While the voters on last week’s Racer X Online Poll had the favorite answer of who would win Anaheim 1 in a virtual tie—40.31 percent for James Stewart, 39.46 percent for Chad Reed—there was less of a consensus in Anaheim Stadium on Saturday night that really thought that #22 was going to win. After Chad crashed hard in his one and only practice by flying off the side of a triple and splattering himself in mud, it seemed even less likely that he would come out on top. But Reed showed a resiliency that he lacked last year, and the Australian has now matched his grand total of wins in 2007 after a single race. The L&M Yamaha rider overcame a few bobbles of his own to get the job done, and he was downright pumped to start the season with a hard-earned A1 win.

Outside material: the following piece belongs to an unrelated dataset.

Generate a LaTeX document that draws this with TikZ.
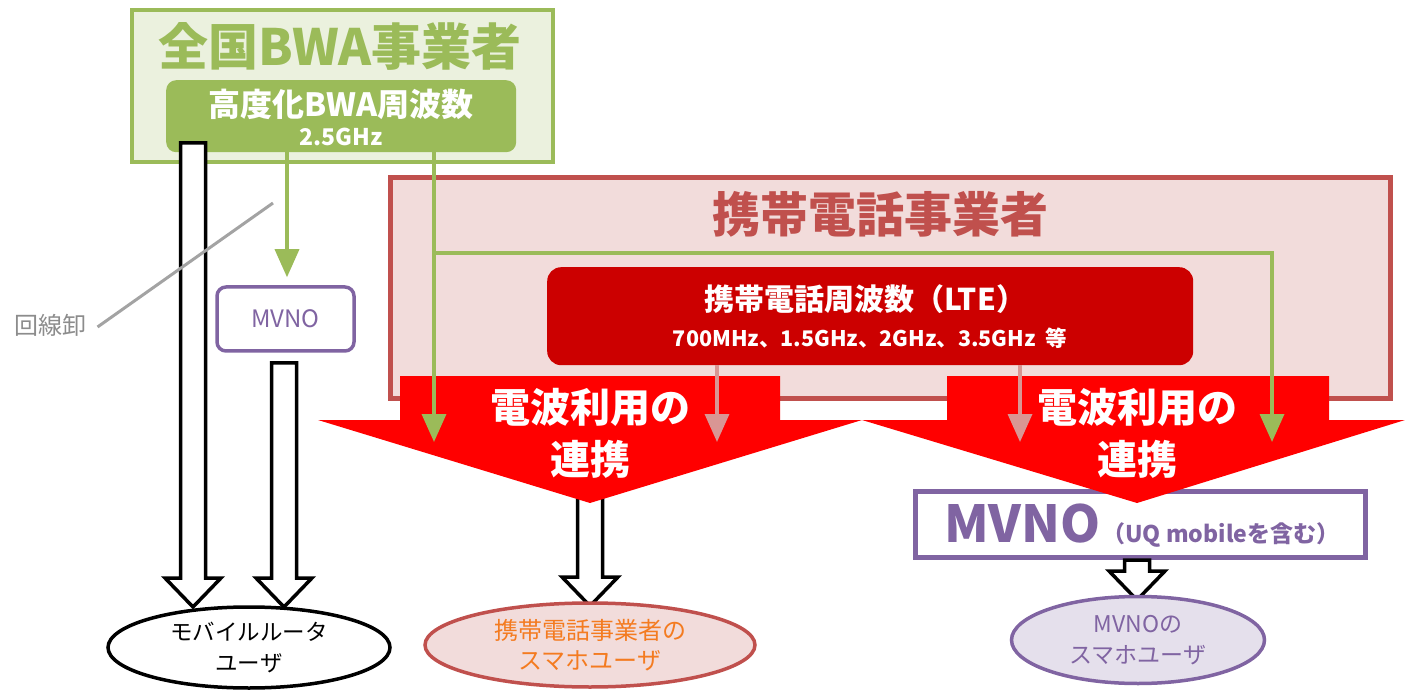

James Stewart, on the other hand, might have known this wasn’t going to be his night when he was introduced to the crowd as “Monster Energy Suzuki’s
James Stewart!” He definitely knew it wasn’t his night when he hit the deck in a rutted first turn in front of 19 other 450 riders. So James won’t be going undefeated like the New England Patriots after all, which some were guessing openly at the Thursday press conference. But he didn’t finish last either—he didn’t “lose the championship” with his opening night accident—and he looked fast coming through the pack. He even did a little first pump at the checkered flag, pleased that he put on a nice charge from dead-last on a treacherously rutted track.

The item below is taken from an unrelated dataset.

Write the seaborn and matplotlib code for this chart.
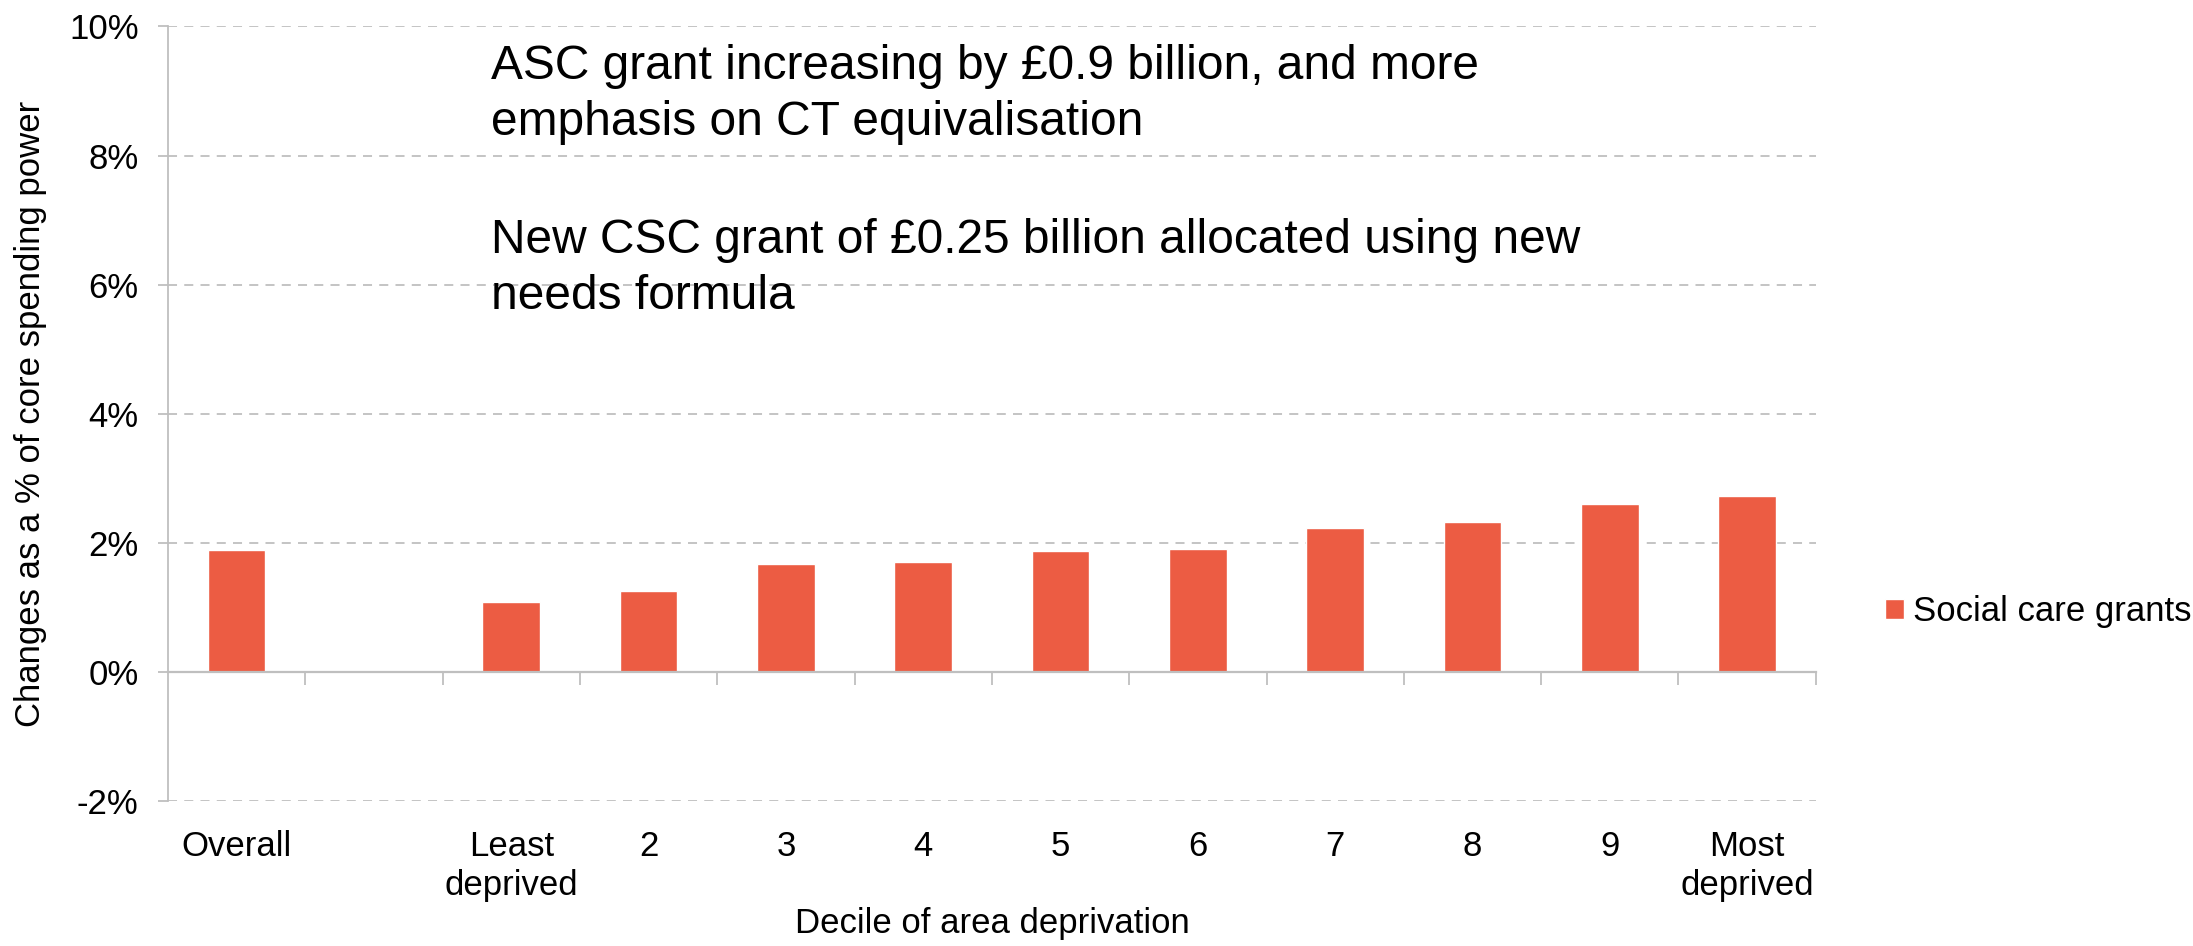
import numpy as np
import pandas as pd
import matplotlib
matplotlib.use("Agg")
import matplotlib.pyplot as plt
import seaborn as sns
from matplotlib.ticker import FixedLocator

categories = ["Overall", "", "Least\ndeprived", "2", "3", "4", "5", "6", "7", "8", "9", "Most\ndeprived"]
values = [1.89, np.nan, 1.08, 1.25, 1.68, 1.70, 1.87, 1.90, 2.24, 2.33, 2.60, 2.73]
series_name = "Social care grants"
y_ticks = [-2, 0, 2, 4, 6, 8, 10]
annotation_lines = [
    "ASC grant increasing by £0.9 billion, and more\nemphasis on CT equivalisation",
    "New CSC grant of £0.25 billion allocated using new\nneeds formula",
]

sns.set_theme(style="white")
plt.rcParams["font.family"] = ["Liberation Sans", "DejaVu Sans"]
plt.rcParams["text.color"] = "black"
plt.rcParams["axes.labelcolor"] = "black"

bar_color = "#EC5C43"
grid_color = "#BFBFBF"
fs = 25

df = pd.DataFrame({"category": categories, "value": values, "series": series_name})

fig = plt.figure(figsize=(21.93, 9.46), dpi=100)
ax = fig.add_axes([0.0766, 0.153, 0.7514, 0.819])

sns.barplot(data=df, x="category", y="value", hue="series", order=categories,
            palette=[bar_color], width=0.42, ax=ax, saturation=1, legend=True)

ax.set_ylim(-2, 10)
ax.set_xlim(-0.5, len(categories) - 0.5)
ax.set_yticks(y_ticks)
ax.set_yticklabels([f"{t}%" for t in y_ticks])

# dashed horizontal gridlines
for t in y_ticks:
    if t != 0:
        ax.axhline(t, color=grid_color, lw=1.3, ls=(0, (5, 4)), zorder=0)

# category axis drawn along zero
for s in ["top", "right"]:
    ax.spines[s].set_visible(False)
ax.spines["bottom"].set_position(("data", 0))
ax.spines["bottom"].set_color(grid_color)
ax.spines["bottom"].set_linewidth(1.6)
ax.spines["left"].set_color(grid_color)
ax.spines["left"].set_linewidth(1.3)

ax.xaxis.set_minor_locator(FixedLocator(np.arange(0.5, len(categories) - 0.5 + 1, 1.0)))
ax.tick_params(axis="x", which="minor", bottom=True, length=9, width=1.3, color=grid_color, direction="out")
ax.tick_params(axis="x", which="major", length=0, pad=114, labelsize=fs, labelcolor="black")
ax.tick_params(axis="y", which="major", left=True, length=7.2, width=1.3, color=grid_color,
               labelsize=fs, pad=14, labelcolor="black")
for lab in ax.get_xticklabels():
    lab.set_linespacing(1.23)
    lab.set_verticalalignment("top")

ax.set_xlabel("Decile of area deprivation", fontsize=fs)
ax.xaxis.set_label_coords(0.5, -0.136)
ax.set_ylabel("Changes as a % of core spending power", fontsize=fs, labelpad=16)

ax.text(0.196, 0.9775, annotation_lines[0], transform=ax.transAxes, fontsize=34.5,
        va="top", ha="left", linespacing=1.31)
ax.text(0.196, 0.753, annotation_lines[1], transform=ax.transAxes, fontsize=34.5,
        va="top", ha="left", linespacing=1.31)

leg = ax.legend(loc="center left", bbox_to_anchor=(1.0233, 0.245), frameon=False,
                fontsize=fs, handlelength=0.52, handleheight=0.52, handletextpad=0.26)

fig.savefig("out.png", dpi=100, facecolor="white")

As for the rest of the field, things went pretty much the way many figured. Stewart’s Monster Energy
Kawasaki teammate
Tim Ferry was his usual reliable self, quietly putting together another podium finish, making him the winner-of-the-rest-of-the-guys’ unofficial weekly battle. Team Yamaha’s
Grant Langston kept rolling with the consistency he’s shown since late last summer, and while Torco Racing Fuels Honda’s
Kevin Windham rounded out the top five, he looked more inspired than he did when he started last season’s tour. And
Mike Alessi rode to a decent sixth in his first-ever AMA Supercross race (a position matched by
Ricky Carmichael in his first 250 SX race back in 1999).
 |
Things didn't go as planned for Ivan Tedesco and Honda Red Bull at Anaheim. | | |
What about the Honda Red Bull team? That just didn’t come together the way a lot of people hoped. The melee in the first turn took its toll, and
Davi Millsaps,
Andrew Short and
Ivan Tedesco were left scrambling. Their results—seventh, eighth and fifteenth, respectively– illustrated the fact that it may take just as long for the Big Red Machine to rebuild after
Ricky Carmichael left in 2004 as it did when Jeremy McGrath split in 1996.
The bottom line? In my opinion, the 80 percent of the people who think either Reed or Stewart or will win this title are 100 percent right, but the question as to which will be the winner suddenly seems too close to call after the first 20 laps of 2008.